# SUMMER SPECIES COMP - BREAM ENTRIES



## Davey G (Jan 15, 2006)

This is the thread for entering your *BIG BREAM* entries into for the AKFF Summer Species Competition.

SPONSORED BY ETTALONG BAIT AND TACKLE








Please enter the following information.

Angler Name
Size of Fish
Location Caught
Tackle
Bait/Lure etc
Conditions
Other

Note - Each angler should only enter their biggest capture. Please enter a picture of the fish in this thread. Bream entered must be minimum 36cm size and must be photographed and shown alongside a measuring device (unless they're bloody huge and theres no doubt as to whether theyre legal). Judges decison is final. Competition finishes 31/3/2009..
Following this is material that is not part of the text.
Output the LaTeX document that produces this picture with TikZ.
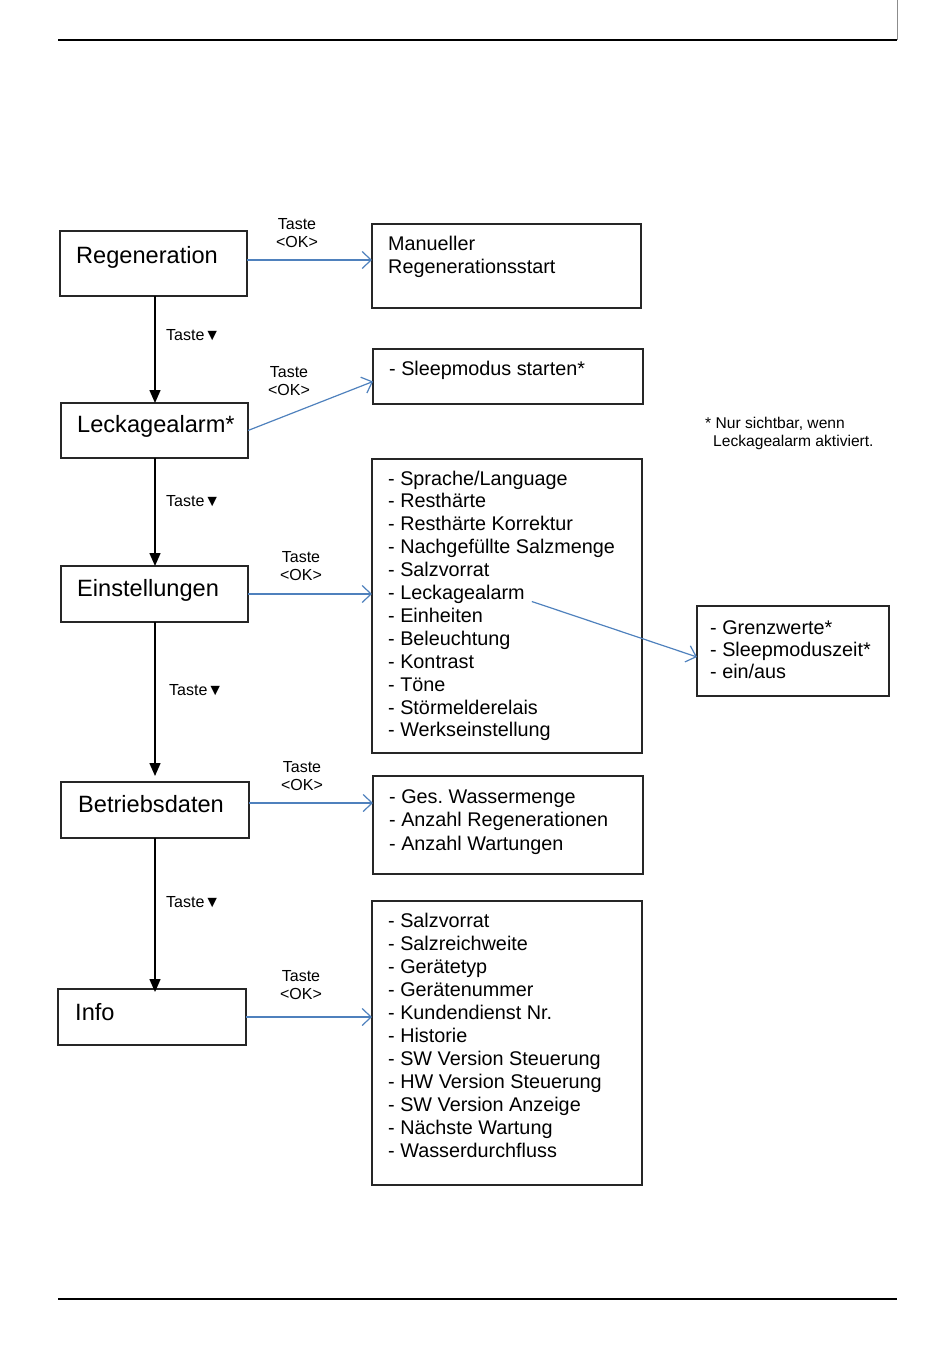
\documentclass[tikz,border=0pt]{standalone}
\usepackage{fontspec}
\setmainfont{Liberation Sans}
\usetikzlibrary{arrows.meta}
\definecolor{okblue}{RGB}{79,129,189}
\frenchspacing
\tikzset{
  box/.style={draw=black!85, line width=1.1pt, anchor=north west, inner sep=0pt, outer sep=0pt},
  big/.style={anchor=base west, inner sep=0pt, font=\fontsize{23.6}{27}\selectfont},
  item/.style={anchor=base west, inner sep=0pt, font=\fontsize{19.8}{23}\selectfont},
  small/.style={anchor=base, inner sep=0pt, font=\fontsize{16}{18}\selectfont},
  tastelbl/.style={anchor=base west, inner sep=0pt, font=\fontsize{16}{18}\selectfont},
  note/.style={anchor=base west, inner sep=0pt, font=\fontsize{15.6}{18}\selectfont},
  okarrow/.style={draw=okblue, line width=1.2pt, -{Straight Barb[length=9pt,width=17pt]}},
  downarrow/.style={draw=black, line width=1.4pt, -{Triangle[length=13pt,width=11pt]}},
  rulebar/.style={draw=black, line width=2.6pt},
}
\begin{document}
\begin{tikzpicture}[x=1pt,y=-1pt]
\useasboundingbox (0,0) rectangle (950,1357);
% page rules
\coordinate (tl) at (58,40);
\coordinate (tr) at (897,40);
\coordinate (tv) at (897,0);
\coordinate (bl) at (58,1299);
\coordinate (br) at (897,1299);
\draw[rulebar] (tl) -- (tr);
\draw[black!45, line width=0.6pt] (tv) -- (tr);
\draw[rulebar, line width=2.4pt] (bl) -- (br);

% left boxes
\node[box, minimum width=187, minimum height=65] (reg) at (60,231) {};
\node[box, minimum width=187, minimum height=55] (leck) at (61,403) {};
\node[box, minimum width=187, minimum height=56] (einst) at (61,566) {};
\node[box, minimum width=188, minimum height=56] (betr) at (61,782) {};
\node[box, minimum width=188, minimum height=56] (info) at (58,989) {};
\node[big] (regt) at (76,263) {Regeneration};
\node[big] (leckt) at (77,432) {Leckagealarm*};
\node[big] (einstt) at (77,596) {Einstellungen};
\node[big] (betrt) at (78,812) {Betriebsdaten};
\node[big] (infot) at (75,1020) {Info};

% right boxes
\node[box, minimum width=269, minimum height=84] (man) at (372,224) {};
\node[box, minimum width=270, minimum height=55] (sleep) at (373,349) {};
\node[box, minimum width=270, minimum height=294] (sett) at (372,459) {};
\node[box, minimum width=192, minimum height=90] (grenz) at (697,606) {};
\node[box, minimum width=270, minimum height=98] (betl) at (373,776) {};
\node[box, minimum width=270, minimum height=284] (infl) at (372,901) {};

% texts of right boxes
\node[item] (m1) at (388,250) {Manueller};
\node[item] (m2) at (388,273) {Regenerationsstart};
\node[item] (sl1) at (389,375) {- Sleepmodus starten*};

\node[item] (s1) at (388,485.0) {- Sprache/Language};
\node[item] (s2) at (388,507.9) {- Resthärte};
\node[item] (s3) at (388,530.8) {- Resthärte Korrektur};
\node[item] (s4) at (388,553.7) {- Nachgefüllte Salzmenge};
\node[item] (s5) at (388,576.6) {- Salzvorrat};
\node[item] (s6) at (388,599.5) {- Leckagealarm};
\node[item] (s7) at (388,622.4) {- Einheiten};
\node[item] (s8) at (388,645.3) {- Beleuchtung};
\node[item] (s9) at (388,668.2) {- Kontrast};
\node[item] (s10) at (388,691.1) {- Töne};
\node[item] (s11) at (388,714.0) {- Störmelderelais};
\node[item] (s12) at (388,736.9) {- Werkseinstellung};

\node[item] (g1) at (710,634) {- Grenzwerte*};
\node[item] (g2) at (710,656) {- Sleepmoduszeit*};
\node[item] (g3) at (710,678) {- ein/aus};

\node[item] (b1) at (389,803) {- Ges. Wassermenge};
\node[item] (b2) at (389,826.5) {- Anzahl Regenerationen};
\node[item] (b3) at (389,850) {- Anzahl Wartungen};

\node[item] (i1) at (388,927) {- Salzvorrat};
\node[item] (i2) at (388,950) {- Salzreichweite};
\node[item] (i3) at (388,973) {- Gerätetyp};
\node[item] (i4) at (388,996) {- Gerätenummer};
\node[item] (i5) at (388,1019) {- Kundendienst Nr.};
\node[item] (i6) at (388,1042) {- Historie};
\node[item] (i7) at (388,1065) {- SW Version Steuerung};
\node[item] (i8) at (388,1088) {- HW Version Steuerung};
\node[item] (i9) at (388,1111) {- SW Version Anzeige};
\node[item] (i10) at (388,1134) {- Nächste Wartung};
\node[item] (i11) at (388,1157) {- Wasserdurchfluss};

% note
\node[note] (n1) at (705,428) {* Nur sichtbar, wenn};
\node[note] (n2) at (713,446.5) {Leckagealarm aktiviert.};

% Taste <OK> labels
\node[small] (k1a) at (297,229) {Taste};
\node[small] (k1b) at (297,247) {<OK>};
\node[small] (k2a) at (289,377) {Taste};
\node[small] (k2b) at (289,395) {<OK>};
\node[small] (k3a) at (301,562) {Taste};
\node[small] (k3b) at (301,580) {<OK>};
\node[small] (k4a) at (302,772) {Taste};
\node[small] (k4b) at (302,790) {<OK>};
\node[small] (k5a) at (301,981) {Taste};
\node[small] (k5b) at (301,999) {<OK>};

% Taste down labels
\node[tastelbl] (d1) at (166,340) {Taste▼};
\node[tastelbl] (d2) at (166,506) {Taste▼};
\node[tastelbl] (d3) at (169,695) {Taste▼};
\node[tastelbl] (d4) at (166,907) {Taste▼};

% blue OK arrows
\coordinate (c1) at ([yshift=3.5pt]reg.east);
\draw[okarrow] (c1) -- (c1 -| man.west);
\draw[okarrow] (leck.east) -- ([yshift=-5pt]sleep.west);
\draw[okarrow] (einst.east) -- (einst.east -| sett.west);
\coordinate (c4) at ([yshift=7pt]betr.east);
\draw[okarrow] (c4) -- (c4 -| betl.west);
\draw[okarrow] (info.east) -- (info.east -| infl.west);
\draw[okarrow] ([xshift=7pt,yshift=-2pt]s6.base east) -- ([yshift=-6pt]grenz.west);

% black down arrows
\coordinate (a1) at (155,296);
\draw[downarrow] (a1) -- (a1 |- leck.north);
\coordinate (a2) at (155,458);
\draw[downarrow] (a2) -- (a2 |- einst.north);
\coordinate (a3) at (155,622);
\draw[downarrow, shorten >=6pt] (a3) -- (a3 |- betr.north);
\coordinate (a4) at (155,838);
\draw[downarrow, shorten >=-3pt] (a4) -- (a4 |- info.north);
\end{tikzpicture}
\end{document}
NOTE - ENTRIES INTO THIS COMPETITION ARE RESTRICTED TO AKFF MEMBERS WITH A MINIMUM OF 50 POSTS

Good luck


----------



## RedPhoenix (Jun 13, 2006)

Angler Name: Redphoenix
Size of Fish: 38cm
Location Caught: Eprapah Creek, QLD
Tackle: 6 pound fireline, 8 pound leader
Bait/Lure etc: lively lures micro mullet, in bleeding mullet.
Conditions: Awful. 25-30 knot winds, big swell. 
Other: Woohoo.. I'm actually winning at the moment. 'scuse me.. I'm off to disable Buff's account before he can dwarf this little bream.


----------



## breamboy (Nov 2, 2005)

Angler Name: Breamboy
Size of Fish: 43cm black bream
Location Caught: Wingan Inlet 
Tackle: Daiwa Luvias 4lb td sensor, 6lb leader
Bait/Lure etc: SX40
Conditions: Flat as a tack
Other: Put up a great fight in shallow water.


----------



## Buff (Dec 31, 2005)

redphoenix said:


> Other: Woohoo.. I'm actually winning at the moment. 'scuse me.. I'm off to disable Buff's account before he can dwarf this little bream.
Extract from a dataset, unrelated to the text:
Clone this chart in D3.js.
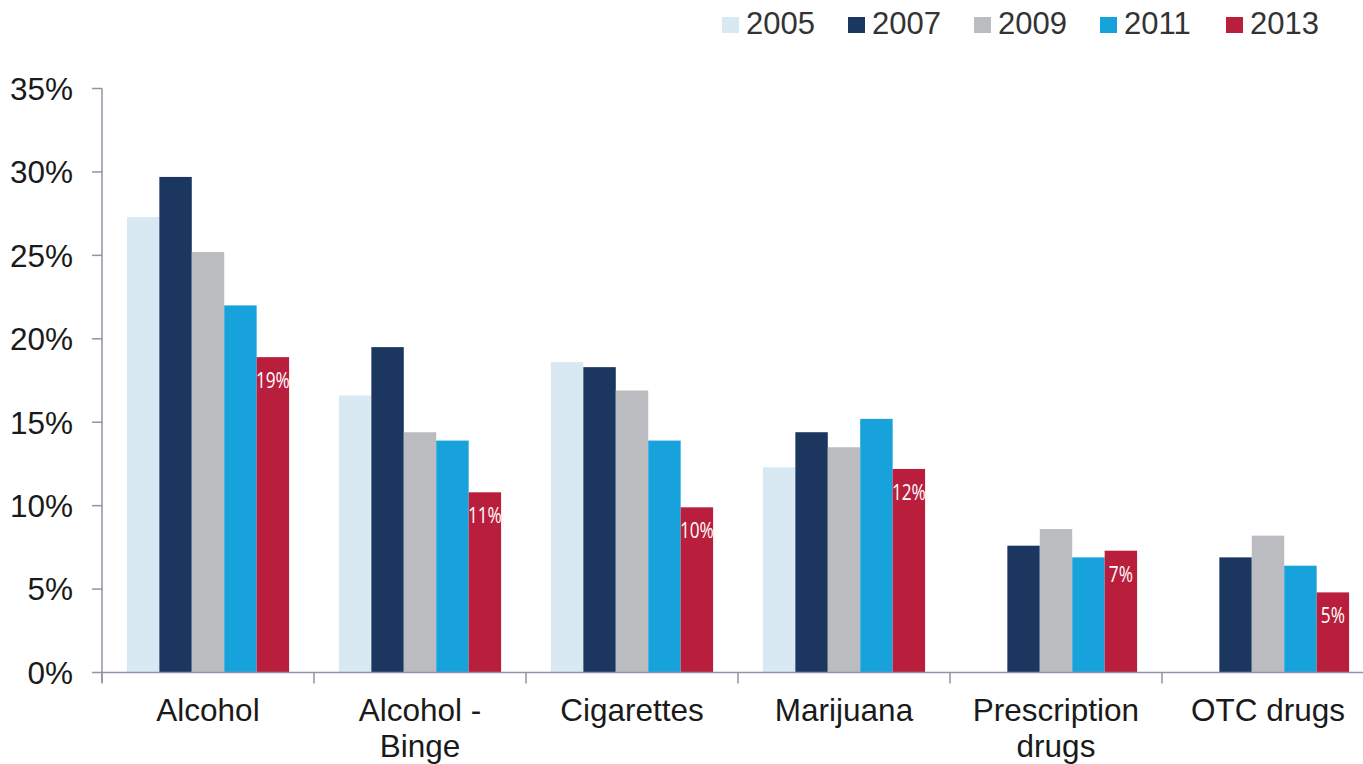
<!DOCTYPE html>
<html><head><meta charset="utf-8">
<script src="https://cdn.jsdelivr.net/npm/d3@7"></script>
<style>body{margin:0;background:#fff}svg{display:block}</style>
</head><body>
<svg id="chart" width="1363" height="764"></svg>
<script>
const categories = [["Alcohol"], ["Alcohol -", "Binge"], ["Cigarettes"], ["Marijuana"], ["Prescription", "drugs"], ["OTC drugs"]];
const years = ["2005", "2007", "2009", "2011", "2013"];
const colors = ["#d9e9f4", "#1b365f", "#bbbcc0", "#17a2dc", "#b91f3c"];
const v2005 = [27.3, 16.6, 18.6, 12.3, null, null];
const v2007 = [29.7, 19.5, 18.3, 14.4, 7.6, 6.9];
const v2009 = [25.2, 14.4, 16.9, 13.5, 8.6, 8.2];
const v2011 = [22.0, 13.9, 13.9, 15.2, 6.9, 6.4];
const v2013 = [18.9, 10.8, 9.9, 12.2, 7.3, 4.8];
const yTicks = [0, 5, 10, 15, 20, 25, 30, 35];

const series = [v2005, v2007, v2009, v2011, v2013];
const svg = d3.select("#chart");
const font = "'Liberation Sans', Arial, sans-serif";
const axisColor = "#8f94a6";
const fs = 31.5;

const catIdx = d3.range(categories.length);
const x = d3.scaleBand().domain(catIdx).range([102, 1374]).paddingInner(0.235).paddingOuter(0.1175);
const xs = d3.scaleBand().domain(years).range([0, x.bandwidth()]);
const y = d3.scaleLinear().domain([0, 35]).range([672.5, 88.5]);

// bars
catIdx.forEach(ci => {
  years.forEach((yr, si) => {
    const val = series[si][ci];
    if (val == null) return;
    svg.append("rect")
      .attr("x", x(ci) + xs(yr))
      .attr("y", y(val))
      .attr("width", xs.bandwidth())
      .attr("height", y(0) - y(val))
      .attr("fill", colors[si]);
  });
  const v = v2013[ci];
  const lbl = svg.append("text")
    .attr("x", x(ci) + xs("2013") + xs.bandwidth() / 2)
    .attr("y", y(v) + 31)
    .attr("text-anchor", "middle")
    .attr("fill", "#fff")
    .attr("font-family", "'Open Sans', sans-serif")
    .attr("font-size", 21)
    .text(Math.round(v) + "%");
  const w = lbl.node().getComputedTextLength();
  lbl.attr("textLength", w * 0.82).attr("lengthAdjust", "spacingAndGlyphs");
});

// y axis
const yAxis = svg.append("g");
yAxis.append("line").attr("x1", 102).attr("x2", 102).attr("y1", y(35)).attr("y2", y(0) + 10)
  .attr("stroke", axisColor).attr("stroke-width", 1.5);
yTicks.forEach(t => {
  yAxis.append("line").attr("x1", 92).attr("x2", 102).attr("y1", y(t)).attr("y2", y(t))
    .attr("stroke", axisColor).attr("stroke-width", 1.5);
  yAxis.append("text").attr("x", 73).attr("y", y(t)).attr("dy", "0.36em")
    .attr("text-anchor", "end").attr("font-family", font).attr("font-size", fs)
    .attr("fill", "#1a1a1a").text(t + "%");
});

// x axis
svg.append("line").attr("x1", 102).attr("x2", 1363).attr("y1", y(0)).attr("y2", y(0))
  .attr("stroke", axisColor).attr("stroke-width", 1.5);
const step = x.step();
catIdx.forEach(ci => {
  const bx = x(ci) - step * x.paddingInner() / 2;
  svg.append("line").attr("x1", bx).attr("x2", bx).attr("y1", y(0)).attr("y2", y(0) + 11)
    .attr("stroke", axisColor).attr("stroke-width", 1.5);
  const cx = x(ci) + x.bandwidth() / 2;
  const t = svg.append("text").attr("text-anchor", "middle").attr("font-family", font)
    .attr("font-size", fs).attr("fill", "#1a1a1a");
  categories[ci].forEach((line, li) => {
    t.append("tspan").attr("x", cx).attr("y", 721 + li * 36).text(line);
  });
});

// legend
years.forEach((yr, i) => {
  const lx = 722 + i * 126;
  svg.append("rect").attr("x", lx).attr("y", 17).attr("width", 17).attr("height", 16).attr("fill", colors[i]);
  svg.append("text").attr("x", lx + 24).attr("y", 34).attr("font-family", font)
    .attr("font-size", 31).attr("fill", "#333").text(yr);
});
</script>
</body></html>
Sorry Red not quite quick enough :? :twisted: :twisted:

Date of Capture: 16-11-08
Angler Name: Buff
Size of Fish: 47.5cm
Location Caught: Goolwa/Coorong South Australia
Tackle: Rod - GLoomis. Reel - Daiwa Airity. 8lb leader. 
Bait/Lure: Burkley Gulp 4" Turtle Back on a Owner #1 Worm Hook
Conditions: Overcast and a 10 - 15kt Southerly breeze
Other: Still looking for that 50+ Bream :lol:


----------



## craig450 (May 11, 2007)

Name/UserName of Angler - Craig450
Date of Capture - 10/12/08
Location - NSW south coast.
Type and Size/Weight of Fish - 42.5cm Yellowfin bream
Tackle/Line/Lure Used - Daiwa HeartlandZ finesse, Kix 2004, 4lb sensor braid, Surface popper
Conditions (optional) - Bit windy and overcast
Other Comments (optional) - A new PB


----------



## T-curve (Feb 19, 2007)

Some great bream there blokes, good to see the majority live another day at those sizes ;-)


----------



## Swamp (Nov 20, 2007)

Name/UserName of Angler - Swamp
Date of Capture - 31/12/08
Location - West lakes.
Type and Size/Weight of Fish - 42cm bream (released)
Tackle/Line/Lure Used - sic stik pro 2-4kg, exceler 2500, 8lb braid, 6lb leader, 2 inch gulp worm, 1/40th centre weight jighead
Conditions (optional) - hot sun, cool breeze
Other Comments (optional) - Obviously not a winner but the fish equals my PB. Headed to the Coroong next hopefully i can upgrade


----------



## justcrusin (Oct 1, 2006)

Name/UserName of Angler - Justcrusin32 / Dave
Date of Capture - 29/1/09
Location - Woy Woy
Type and Size/Weight of Fish - 37cm bream (released)
Tackle/Line/Lure Used - Custom 2-6lb graphite usa, 10lb castaway, 5lb vhard leader, surface lure
Conditions (optional) - overcast, low tide

Ok it only just makes it in but at least its an entry


----------